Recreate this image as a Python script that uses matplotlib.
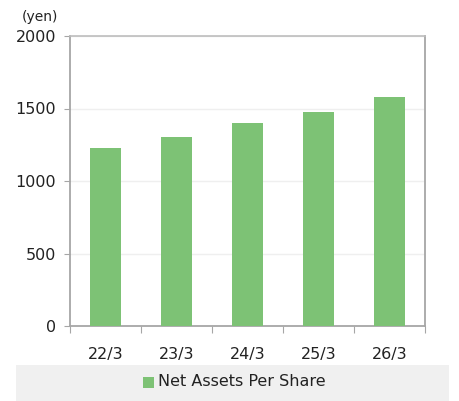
import matplotlib.pyplot as plt
from matplotlib.patches import Rectangle

years = ['22/3', '23/3', '24/3', '25/3', '26/3']
net_assets = [1228, 1303, 1400, 1476, 1579]
series_name = 'Net Assets Per Share'
y_ticks = [0, 500, 1000, 1500, 2000]

bar_color = '#7dc275'
axis_color = '#a6a6a6'

fig = plt.figure(figsize=(4.6, 4.01), dpi=100)
ax = fig.add_axes([70 / 460, 1 - 326 / 401, 355 / 460, 290 / 401])

x = list(range(len(years)))
ax.bar(x, net_assets, width=0.44, color=bar_color, zorder=3)

ax.set_xlim(-0.5, len(years) - 0.5)
ax.set_ylim(0, 2000)
ax.set_yticks(y_ticks)
ax.set_yticklabels([str(v) for v in y_ticks], fontsize=11.5, color='#222222')
ax.yaxis.grid(True, color='#efefef', linewidth=1, zorder=0)

# category labels between boundary ticks
ax.set_xticks([i - 0.5 for i in range(len(years) + 1)])
ax.set_xticklabels([])
ax.set_xticks(x, minor=True)
ax.set_xticklabels(years, minor=True, fontsize=11.5, color='#222222')
ax.tick_params(axis='x', which='major', length=5, color=axis_color, direction='out')
ax.tick_params(axis='x', which='minor', length=0, pad=15)
ax.tick_params(axis='y', length=4, color=axis_color, pad=6)

for side in ['left', 'right', 'top', 'bottom']:
    ax.spines[side].set_color(axis_color)
    ax.spines[side].set_linewidth(1.3)
ax.spines['top'].set_color('#bdbdbd')
ax.spines['top'].set_linewidth(1.2)

fig.text(22 / 460, 1 - 17 / 401, '(yen)', fontsize=10, color='#222222', va='center')

# legend band
fig.patches.append(Rectangle((16 / 460, 0), (449 - 16) / 460, 36 / 401,
                             transform=fig.transFigure, facecolor='#f0f0f0',
                             edgecolor='none', zorder=0))
fig.patches.append(Rectangle((143 / 460, 1 - 388 / 401), 11 / 460, 11 / 401,
                             transform=fig.transFigure, facecolor=bar_color,
                             edgecolor='none', zorder=1))
fig.text(158 / 460, 1 - 382 / 401, series_name, fontsize=11.5, color='#222222', va='center')

fig.savefig('out.png', dpi=100)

-------------------------

→ **SET PROBLEM**: Output the lines above in full and exactly as given, omitting any pictures.

→ **OUTPUT OF THE TASK**:
Recreate this image as a Python script that uses matplotlib.
import matplotlib.pyplot as plt
from matplotlib.patches import Rectangle

years = ['22/3', '23/3', '24/3', '25/3', '26/3']
net_assets = [1228, 1303, 1400, 1476, 1579]
series_name = 'Net Assets Per Share'
y_ticks = [0, 500, 1000, 1500, 2000]

bar_color = '#7dc275'
axis_color = '#a6a6a6'

fig = plt.figure(figsize=(4.6, 4.01), dpi=100)
ax = fig.add_axes([70 / 460, 1 - 326 / 401, 355 / 460, 290 / 401])

x = list(range(len(years)))
ax.bar(x, net_assets, width=0.44, color=bar_color, zorder=3)

ax.set_xlim(-0.5, len(years) - 0.5)
ax.set_ylim(0, 2000)
ax.set_yticks(y_ticks)
ax.set_yticklabels([str(v) for v in y_ticks], fontsize=11.5, color='#222222')
ax.yaxis.grid(True, color='#efefef', linewidth=1, zorder=0)

# category labels between boundary ticks
ax.set_xticks([i - 0.5 for i in range(len(years) + 1)])
ax.set_xticklabels([])
ax.set_xticks(x, minor=True)
ax.set_xticklabels(years, minor=True, fontsize=11.5, color='#222222')
ax.tick_params(axis='x', which='major', length=5, color=axis_color, direction='out')
ax.tick_params(axis='x', which='minor', length=0, pad=15)
ax.tick_params(axis='y', length=4, color=axis_color, pad=6)

for side in ['left', 'right', 'top', 'bottom']:
    ax.spines[side].set_color(axis_color)
    ax.spines[side].set_linewidth(1.3)
ax.spines['top'].set_color('#bdbdbd')
ax.spines['top'].set_linewidth(1.2)

fig.text(22 / 460, 1 - 17 / 401, '(yen)', fontsize=10, color='#222222', va='center')

# legend band
fig.patches.append(Rectangle((16 / 460, 0), (449 - 16) / 460, 36 / 401,
                             transform=fig.transFigure, facecolor='#f0f0f0',
                             edgecolor='none', zorder=0))
fig.patches.append(Rectangle((143 / 460, 1 - 388 / 401), 11 / 460, 11 / 401,
                             transform=fig.transFigure, facecolor=bar_color,
                             edgecolor='none', zorder=1))
fig.text(158 / 460, 1 - 382 / 401, series_name, fontsize=11.5, color='#222222', va='center')

fig.savefig('out.png', dpi=100)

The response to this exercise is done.